Ces constatations sont presque des truismes, mais elles sont indispensables puisque tant de gens oublient, dans le feu de la polémique, ces vérités élémentaires.
En dépit de toutes les oppositions des retardataires, le fait spirite a une telle évidence, il possède une si grande force de conviction, qu'il marche à la conquête du monde. Vingt fois nos adversaires ont annoncé à grand fracas qu'il était mort et malgré ces enterrements, il poursuit sa marche triomphale, révélant à tous les hommes sincères un monde nouveau. Les hypothèses matérialistes ont fait leur temps. En vain leurs partisans ont voulu faire croire qu'elles étaient le dernier mot de la spéculation scientifique, les découvertes modernes leur donnent un éclatant démenti. L'âme humaine se manifeste avec éclat dans ces phénomènes de clairvoyance, de transmission de pensée et de télépathie qui montrent que l'homme contient une intelligence qui sait se soustraire en partie aux lois de l'espace et du temps qui régissent la matière inerte.

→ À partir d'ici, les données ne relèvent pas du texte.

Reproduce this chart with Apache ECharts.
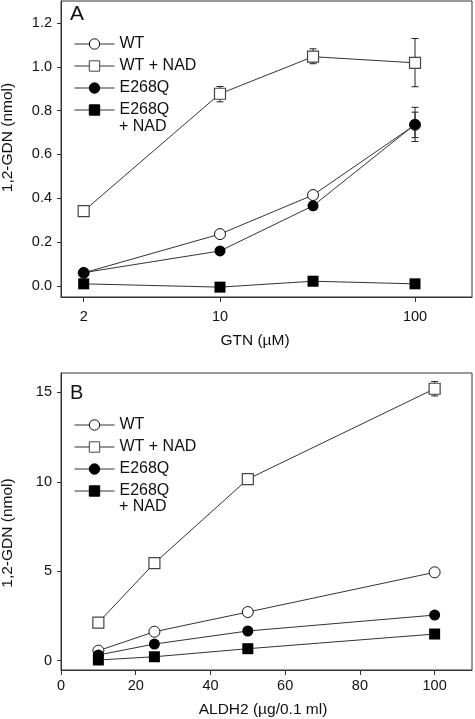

La physiologie, la psychologie, la physique sont intéressées par les problèmes que soulèvent les nouvelles facultés de l'être humain et par les communications psychiques entre vivants. Devant cette suggestion mentale à grande distance, il devient nécessaire d'élargir les cadres de nos sciences afin que ces manifestations de l'être humain y trouvent leur place.
Sous l'irrésistible poussée de ces idées nouvelles que la presse spirite sème depuis cinquante ans dans le monde entier, on voit se lézarder le bloc tenace des préjugés et des erreurs ; de toutes parts des organisations nouvelles prennent naissance ; des esprits évadés de la routine universitaire ou de l'éteignoir théologique se réunissent pour étudier ce monde de l’au-delà, qui nous ouvre des perspectives infinies. Nous saluons avec joie cette aurore, car elle se lève sur une terre presque vierge qui recèle des trésors sans nombre. Déjà trop de hautes intelligences ont communié avec l'invisible pour qu'on puisse maintenant étouffer leur voix et bientôt la certitude de l’mmortalité rayonnera comme un phare grandiose pour éclairer la marche évolutive de l'humanité. FIN

[1] Annales Psychiques. 1896. Page 117.

[2] Cavalli. Les points obscurs du Spiritisme.

[3] Revue scientifique et morale du Spiritisme. Septembre 1900. Page 162.

[4] Voir Revue Spirite. 1858. Pages 223 et 264.